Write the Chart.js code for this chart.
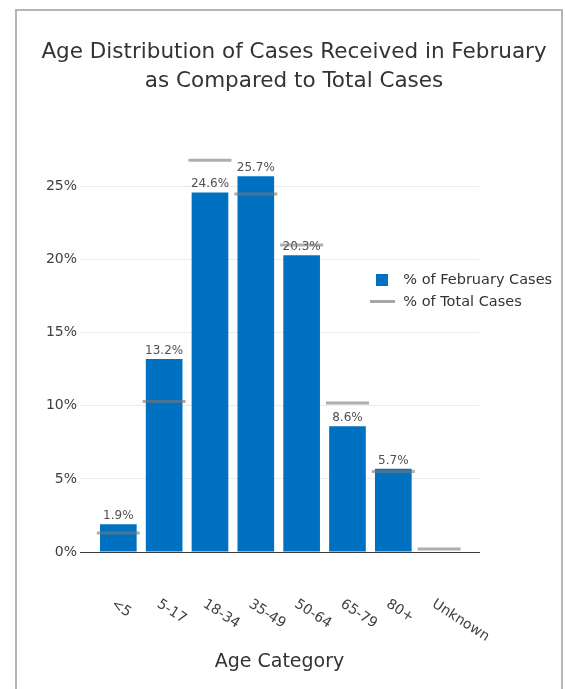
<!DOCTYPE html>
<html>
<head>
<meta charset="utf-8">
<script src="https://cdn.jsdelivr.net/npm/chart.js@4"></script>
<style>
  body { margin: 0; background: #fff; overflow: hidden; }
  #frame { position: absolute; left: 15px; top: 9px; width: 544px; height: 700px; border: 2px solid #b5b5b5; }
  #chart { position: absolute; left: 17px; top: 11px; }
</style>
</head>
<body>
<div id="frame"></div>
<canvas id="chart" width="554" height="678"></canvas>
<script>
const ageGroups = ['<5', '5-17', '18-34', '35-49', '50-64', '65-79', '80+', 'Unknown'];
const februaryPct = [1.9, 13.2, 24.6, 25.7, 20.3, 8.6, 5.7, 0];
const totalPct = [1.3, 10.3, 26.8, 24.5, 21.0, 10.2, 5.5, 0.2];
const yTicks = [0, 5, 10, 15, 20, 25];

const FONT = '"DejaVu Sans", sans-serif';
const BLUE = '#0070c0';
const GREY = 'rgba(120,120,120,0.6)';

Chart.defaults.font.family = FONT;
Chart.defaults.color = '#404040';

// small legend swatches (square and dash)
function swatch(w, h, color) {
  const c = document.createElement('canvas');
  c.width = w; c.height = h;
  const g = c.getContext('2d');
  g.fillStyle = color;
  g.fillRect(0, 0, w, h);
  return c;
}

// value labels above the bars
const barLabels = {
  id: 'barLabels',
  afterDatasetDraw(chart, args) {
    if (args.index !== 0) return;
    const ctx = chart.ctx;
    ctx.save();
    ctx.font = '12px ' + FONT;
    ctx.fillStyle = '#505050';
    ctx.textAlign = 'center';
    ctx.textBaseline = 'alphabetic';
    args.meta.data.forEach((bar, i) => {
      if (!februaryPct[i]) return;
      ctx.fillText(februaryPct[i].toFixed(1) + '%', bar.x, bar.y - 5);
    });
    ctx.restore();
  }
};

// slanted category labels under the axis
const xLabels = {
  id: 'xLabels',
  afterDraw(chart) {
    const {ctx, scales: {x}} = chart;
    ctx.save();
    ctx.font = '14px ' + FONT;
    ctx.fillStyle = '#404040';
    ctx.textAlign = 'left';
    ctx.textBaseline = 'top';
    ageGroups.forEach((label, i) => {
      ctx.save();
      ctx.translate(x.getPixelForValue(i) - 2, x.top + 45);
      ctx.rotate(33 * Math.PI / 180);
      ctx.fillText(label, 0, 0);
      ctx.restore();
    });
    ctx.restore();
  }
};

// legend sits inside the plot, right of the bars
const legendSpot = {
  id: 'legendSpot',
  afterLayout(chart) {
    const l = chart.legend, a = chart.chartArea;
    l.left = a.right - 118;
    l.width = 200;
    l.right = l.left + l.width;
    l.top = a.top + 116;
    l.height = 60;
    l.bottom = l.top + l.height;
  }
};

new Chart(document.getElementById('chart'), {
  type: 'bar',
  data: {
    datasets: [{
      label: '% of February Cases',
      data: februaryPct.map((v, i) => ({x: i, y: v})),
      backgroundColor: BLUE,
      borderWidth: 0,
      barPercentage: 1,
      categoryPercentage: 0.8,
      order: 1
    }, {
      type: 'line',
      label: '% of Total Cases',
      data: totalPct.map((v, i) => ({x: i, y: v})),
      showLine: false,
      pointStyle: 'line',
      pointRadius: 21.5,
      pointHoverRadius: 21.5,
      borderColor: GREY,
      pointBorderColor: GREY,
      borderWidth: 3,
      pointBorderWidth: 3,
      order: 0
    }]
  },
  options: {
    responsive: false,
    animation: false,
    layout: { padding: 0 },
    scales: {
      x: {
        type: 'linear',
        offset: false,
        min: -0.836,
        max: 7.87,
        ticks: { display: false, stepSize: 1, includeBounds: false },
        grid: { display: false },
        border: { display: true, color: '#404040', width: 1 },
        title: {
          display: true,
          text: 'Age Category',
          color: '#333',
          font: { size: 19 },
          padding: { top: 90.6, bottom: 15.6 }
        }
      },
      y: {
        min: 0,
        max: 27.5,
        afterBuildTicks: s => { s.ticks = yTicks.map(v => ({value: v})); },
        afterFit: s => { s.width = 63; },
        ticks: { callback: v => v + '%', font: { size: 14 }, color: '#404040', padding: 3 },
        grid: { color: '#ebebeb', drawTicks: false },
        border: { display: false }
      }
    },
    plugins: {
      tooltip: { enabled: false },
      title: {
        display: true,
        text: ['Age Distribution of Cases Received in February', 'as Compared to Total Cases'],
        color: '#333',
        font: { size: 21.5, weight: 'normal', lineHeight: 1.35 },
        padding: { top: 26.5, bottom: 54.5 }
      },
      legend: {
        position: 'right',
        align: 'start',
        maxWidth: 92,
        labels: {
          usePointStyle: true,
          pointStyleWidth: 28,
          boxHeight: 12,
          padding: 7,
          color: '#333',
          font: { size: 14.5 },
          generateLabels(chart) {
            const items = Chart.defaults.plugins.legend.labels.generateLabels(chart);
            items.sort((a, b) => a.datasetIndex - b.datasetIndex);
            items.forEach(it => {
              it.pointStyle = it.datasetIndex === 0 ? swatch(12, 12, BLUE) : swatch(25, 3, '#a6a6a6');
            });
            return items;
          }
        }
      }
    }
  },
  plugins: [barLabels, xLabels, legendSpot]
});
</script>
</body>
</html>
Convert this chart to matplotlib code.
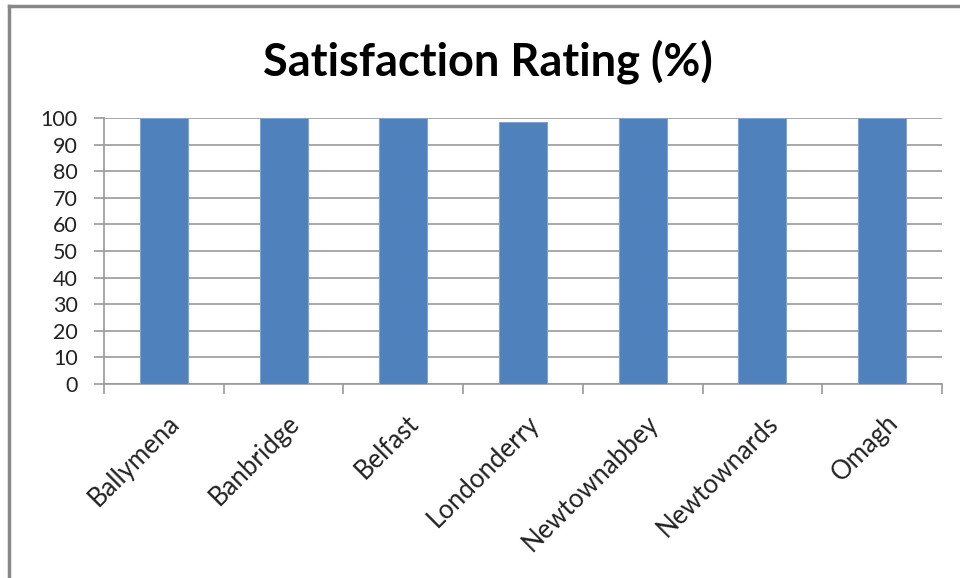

##########

Copy out all the entries exactly. Images stay out of the copy.

Write the Chart.js code for this chart.
<!DOCTYPE html>
<html>
<head>
<meta charset="utf-8">
<script src="https://cdn.jsdelivr.net/npm/chart.js@4"></script>
<style>
  body { margin: 0; background: #fff; overflow: hidden; }
  #frame { position: absolute; left: 15px; top: 9px; width: 544px; height: 700px; border: 2px solid #b5b5b5; }
  #chart { position: absolute; left: 17px; top: 11px; }
</style>
</head>
<body>
<div id="frame"></div>
<canvas id="chart" width="554" height="678"></canvas>
<script>
const ageGroups = ['<5', '5-17', '18-34', '35-49', '50-64', '65-79', '80+', 'Unknown'];
const februaryPct = [1.9, 13.2, 24.6, 25.7, 20.3, 8.6, 5.7, 0];
const totalPct = [1.3, 10.3, 26.8, 24.5, 21.0, 10.2, 5.5, 0.2];
const yTicks = [0, 5, 10, 15, 20, 25];

const FONT = '"DejaVu Sans", sans-serif';
const BLUE = '#0070c0';
const GREY = 'rgba(120,120,120,0.6)';

Chart.defaults.font.family = FONT;
Chart.defaults.color = '#404040';

// small legend swatches (square and dash)
function swatch(w, h, color) {
  const c = document.createElement('canvas');
  c.width = w; c.height = h;
  const g = c.getContext('2d');
  g.fillStyle = color;
  g.fillRect(0, 0, w, h);
  return c;
}

// value labels above the bars
const barLabels = {
  id: 'barLabels',
  afterDatasetDraw(chart, args) {
    if (args.index !== 0) return;
    const ctx = chart.ctx;
    ctx.save();
    ctx.font = '12px ' + FONT;
    ctx.fillStyle = '#505050';
    ctx.textAlign = 'center';
    ctx.textBaseline = 'alphabetic';
    args.meta.data.forEach((bar, i) => {
      if (!februaryPct[i]) return;
      ctx.fillText(februaryPct[i].toFixed(1) + '%', bar.x, bar.y - 5);
    });
    ctx.restore();
  }
};

// slanted category labels under the axis
const xLabels = {
  id: 'xLabels',
  afterDraw(chart) {
    const {ctx, scales: {x}} = chart;
    ctx.save();
    ctx.font = '14px ' + FONT;
    ctx.fillStyle = '#404040';
    ctx.textAlign = 'left';
    ctx.textBaseline = 'top';
    ageGroups.forEach((label, i) => {
      ctx.save();
      ctx.translate(x.getPixelForValue(i) - 2, x.top + 45);
      ctx.rotate(33 * Math.PI / 180);
      ctx.fillText(label, 0, 0);
      ctx.restore();
    });
    ctx.restore();
  }
};

// legend sits inside the plot, right of the bars
const legendSpot = {
  id: 'legendSpot',
  afterLayout(chart) {
    const l = chart.legend, a = chart.chartArea;
    l.left = a.right - 118;
    l.width = 200;
    l.right = l.left + l.width;
    l.top = a.top + 116;
    l.height = 60;
    l.bottom = l.top + l.height;
  }
};

new Chart(document.getElementById('chart'), {
  type: 'bar',
  data: {
    datasets: [{
      label: '% of February Cases',
      data: februaryPct.map((v, i) => ({x: i, y: v})),
      backgroundColor: BLUE,
      borderWidth: 0,
      barPercentage: 1,
      categoryPercentage: 0.8,
      order: 1
    }, {
      type: 'line',
      label: '% of Total Cases',
      data: totalPct.map((v, i) => ({x: i, y: v})),
      showLine: false,
      pointStyle: 'line',
      pointRadius: 21.5,
      pointHoverRadius: 21.5,
      borderColor: GREY,
      pointBorderColor: GREY,
      borderWidth: 3,
      pointBorderWidth: 3,
      order: 0
    }]
  },
  options: {
    responsive: false,
    animation: false,
    layout: { padding: 0 },
    scales: {
      x: {
        type: 'linear',
        offset: false,
        min: -0.836,
        max: 7.87,
        ticks: { display: false, stepSize: 1, includeBounds: false },
        grid: { display: false },
        border: { display: true, color: '#404040', width: 1 },
        title: {
          display: true,
          text: 'Age Category',
          color: '#333',
          font: { size: 19 },
          padding: { top: 90.6, bottom: 15.6 }
        }
      },
      y: {
        min: 0,
        max: 27.5,
        afterBuildTicks: s => { s.ticks = yTicks.map(v => ({value: v})); },
        afterFit: s => { s.width = 63; },
        ticks: { callback: v => v + '%', font: { size: 14 }, color: '#404040', padding: 3 },
        grid: { color: '#ebebeb', drawTicks: false },
        border: { display: false }
      }
    },
    plugins: {
      tooltip: { enabled: false },
      title: {
        display: true,
        text: ['Age Distribution of Cases Received in February', 'as Compared to Total Cases'],
        color: '#333',
        font: { size: 21.5, weight: 'normal', lineHeight: 1.35 },
        padding: { top: 26.5, bottom: 54.5 }
      },
      legend: {
        position: 'right',
        align: 'start',
        maxWidth: 92,
        labels: {
          usePointStyle: true,
          pointStyleWidth: 28,
          boxHeight: 12,
          padding: 7,
          color: '#333',
          font: { size: 14.5 },
          generateLabels(chart) {
            const items = Chart.defaults.plugins.legend.labels.generateLabels(chart);
            items.sort((a, b) => a.datasetIndex - b.datasetIndex);
            items.forEach(it => {
              it.pointStyle = it.datasetIndex === 0 ? swatch(12, 12, BLUE) : swatch(25, 3, '#a6a6a6');
            });
            return items;
          }
        }
      }
    }
  },
  plugins: [barLabels, xLabels, legendSpot]
});
</script>
</body>
</html>
Convert this chart to matplotlib code.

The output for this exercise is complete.